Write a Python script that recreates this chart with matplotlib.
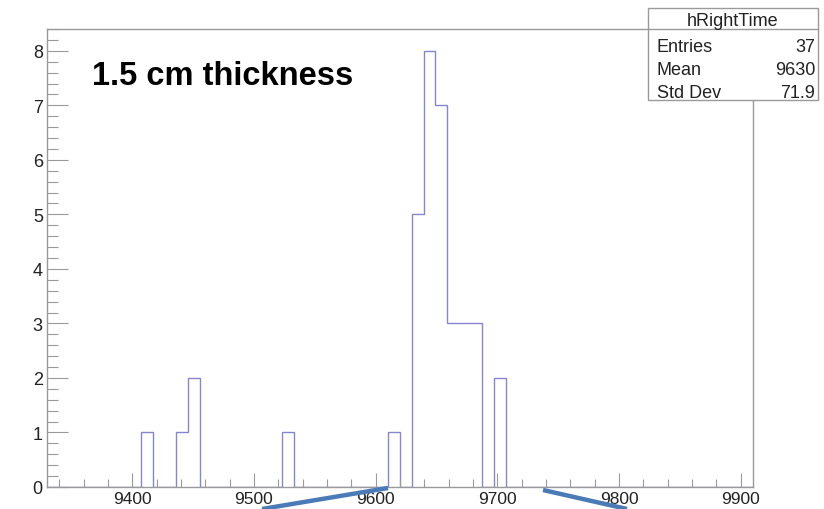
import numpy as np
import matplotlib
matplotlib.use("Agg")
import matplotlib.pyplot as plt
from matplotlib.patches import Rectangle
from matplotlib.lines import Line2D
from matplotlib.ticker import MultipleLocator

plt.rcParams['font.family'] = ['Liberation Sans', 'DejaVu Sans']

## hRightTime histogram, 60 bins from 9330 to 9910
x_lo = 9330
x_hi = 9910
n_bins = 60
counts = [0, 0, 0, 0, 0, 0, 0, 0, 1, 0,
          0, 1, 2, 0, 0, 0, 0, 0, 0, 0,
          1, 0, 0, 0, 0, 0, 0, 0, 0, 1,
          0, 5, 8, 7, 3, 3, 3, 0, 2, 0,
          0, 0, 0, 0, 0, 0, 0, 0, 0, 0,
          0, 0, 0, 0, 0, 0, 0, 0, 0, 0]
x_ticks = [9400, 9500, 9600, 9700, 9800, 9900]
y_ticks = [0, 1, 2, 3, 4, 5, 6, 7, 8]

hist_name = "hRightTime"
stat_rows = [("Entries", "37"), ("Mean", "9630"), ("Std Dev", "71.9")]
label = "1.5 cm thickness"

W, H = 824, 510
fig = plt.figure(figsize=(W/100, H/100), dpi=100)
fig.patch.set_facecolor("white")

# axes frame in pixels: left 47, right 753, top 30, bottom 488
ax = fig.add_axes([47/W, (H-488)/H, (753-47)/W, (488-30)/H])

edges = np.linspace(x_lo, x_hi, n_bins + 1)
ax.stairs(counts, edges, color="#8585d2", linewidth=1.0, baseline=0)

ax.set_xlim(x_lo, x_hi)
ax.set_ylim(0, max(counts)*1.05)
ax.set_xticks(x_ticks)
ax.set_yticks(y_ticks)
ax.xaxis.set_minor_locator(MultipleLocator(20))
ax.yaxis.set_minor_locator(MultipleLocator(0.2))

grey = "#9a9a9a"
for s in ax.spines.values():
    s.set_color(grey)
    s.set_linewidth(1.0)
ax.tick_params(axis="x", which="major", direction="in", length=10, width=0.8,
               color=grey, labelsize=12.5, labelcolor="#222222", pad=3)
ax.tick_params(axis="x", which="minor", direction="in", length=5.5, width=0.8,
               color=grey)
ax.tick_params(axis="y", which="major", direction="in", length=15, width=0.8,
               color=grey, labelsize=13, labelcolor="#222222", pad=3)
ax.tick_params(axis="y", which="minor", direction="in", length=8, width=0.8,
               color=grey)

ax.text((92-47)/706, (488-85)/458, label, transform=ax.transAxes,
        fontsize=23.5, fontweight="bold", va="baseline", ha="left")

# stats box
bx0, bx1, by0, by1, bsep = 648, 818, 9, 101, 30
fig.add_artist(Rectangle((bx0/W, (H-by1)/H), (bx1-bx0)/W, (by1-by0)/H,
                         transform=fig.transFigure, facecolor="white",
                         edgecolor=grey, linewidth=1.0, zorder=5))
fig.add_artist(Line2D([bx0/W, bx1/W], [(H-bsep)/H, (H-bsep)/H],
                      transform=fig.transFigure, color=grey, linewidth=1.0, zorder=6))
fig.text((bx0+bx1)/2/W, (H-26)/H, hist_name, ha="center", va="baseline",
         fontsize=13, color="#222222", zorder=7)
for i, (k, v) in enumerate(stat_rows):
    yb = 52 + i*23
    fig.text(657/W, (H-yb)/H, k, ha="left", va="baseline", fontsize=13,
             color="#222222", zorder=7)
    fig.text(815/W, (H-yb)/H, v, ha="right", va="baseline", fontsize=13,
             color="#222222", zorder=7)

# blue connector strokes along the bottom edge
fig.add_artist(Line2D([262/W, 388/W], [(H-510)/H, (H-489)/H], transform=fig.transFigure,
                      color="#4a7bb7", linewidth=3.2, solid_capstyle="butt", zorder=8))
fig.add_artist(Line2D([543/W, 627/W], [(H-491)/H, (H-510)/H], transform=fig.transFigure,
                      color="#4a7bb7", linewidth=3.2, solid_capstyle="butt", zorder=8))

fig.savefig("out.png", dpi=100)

══════════════════════════════

Write out the data precisely as given, excluding the pictures.

Task answer:
Write a Python script that recreates this chart with matplotlib.
import numpy as np
import matplotlib
matplotlib.use("Agg")
import matplotlib.pyplot as plt
from matplotlib.patches import Rectangle
from matplotlib.lines import Line2D
from matplotlib.ticker import MultipleLocator

plt.rcParams['font.family'] = ['Liberation Sans', 'DejaVu Sans']

## hRightTime histogram, 60 bins from 9330 to 9910
x_lo = 9330
x_hi = 9910
n_bins = 60
counts = [0, 0, 0, 0, 0, 0, 0, 0, 1, 0,
          0, 1, 2, 0, 0, 0, 0, 0, 0, 0,
          1, 0, 0, 0, 0, 0, 0, 0, 0, 1,
          0, 5, 8, 7, 3, 3, 3, 0, 2, 0,
          0, 0, 0, 0, 0, 0, 0, 0, 0, 0,
          0, 0, 0, 0, 0, 0, 0, 0, 0, 0]
x_ticks = [9400, 9500, 9600, 9700, 9800, 9900]
y_ticks = [0, 1, 2, 3, 4, 5, 6, 7, 8]

hist_name = "hRightTime"
stat_rows = [("Entries", "37"), ("Mean", "9630"), ("Std Dev", "71.9")]
label = "1.5 cm thickness"

W, H = 824, 510
fig = plt.figure(figsize=(W/100, H/100), dpi=100)
fig.patch.set_facecolor("white")

# axes frame in pixels: left 47, right 753, top 30, bottom 488
ax = fig.add_axes([47/W, (H-488)/H, (753-47)/W, (488-30)/H])

edges = np.linspace(x_lo, x_hi, n_bins + 1)
ax.stairs(counts, edges, color="#8585d2", linewidth=1.0, baseline=0)

ax.set_xlim(x_lo, x_hi)
ax.set_ylim(0, max(counts)*1.05)
ax.set_xticks(x_ticks)
ax.set_yticks(y_ticks)
ax.xaxis.set_minor_locator(MultipleLocator(20))
ax.yaxis.set_minor_locator(MultipleLocator(0.2))

grey = "#9a9a9a"
for s in ax.spines.values():
    s.set_color(grey)
    s.set_linewidth(1.0)
ax.tick_params(axis="x", which="major", direction="in", length=10, width=0.8,
               color=grey, labelsize=12.5, labelcolor="#222222", pad=3)
ax.tick_params(axis="x", which="minor", direction="in", length=5.5, width=0.8,
               color=grey)
ax.tick_params(axis="y", which="major", direction="in", length=15, width=0.8,
               color=grey, labelsize=13, labelcolor="#222222", pad=3)
ax.tick_params(axis="y", which="minor", direction="in", length=8, width=0.8,
               color=grey)

ax.text((92-47)/706, (488-85)/458, label, transform=ax.transAxes,
        fontsize=23.5, fontweight="bold", va="baseline", ha="left")

# stats box
bx0, bx1, by0, by1, bsep = 648, 818, 9, 101, 30
fig.add_artist(Rectangle((bx0/W, (H-by1)/H), (bx1-bx0)/W, (by1-by0)/H,
                         transform=fig.transFigure, facecolor="white",
                         edgecolor=grey, linewidth=1.0, zorder=5))
fig.add_artist(Line2D([bx0/W, bx1/W], [(H-bsep)/H, (H-bsep)/H],
                      transform=fig.transFigure, color=grey, linewidth=1.0, zorder=6))
fig.text((bx0+bx1)/2/W, (H-26)/H, hist_name, ha="center", va="baseline",
         fontsize=13, color="#222222", zorder=7)
for i, (k, v) in enumerate(stat_rows):
    yb = 52 + i*23
    fig.text(657/W, (H-yb)/H, k, ha="left", va="baseline", fontsize=13,
             color="#222222", zorder=7)
    fig.text(815/W, (H-yb)/H, v, ha="right", va="baseline", fontsize=13,
             color="#222222", zorder=7)

# blue connector strokes along the bottom edge
fig.add_artist(Line2D([262/W, 388/W], [(H-510)/H, (H-489)/H], transform=fig.transFigure,
                      color="#4a7bb7", linewidth=3.2, solid_capstyle="butt", zorder=8))
fig.add_artist(Line2D([543/W, 627/W], [(H-491)/H, (H-510)/H], transform=fig.transFigure,
                      color="#4a7bb7", linewidth=3.2, solid_capstyle="butt", zorder=8))

fig.savefig("out.png", dpi=100)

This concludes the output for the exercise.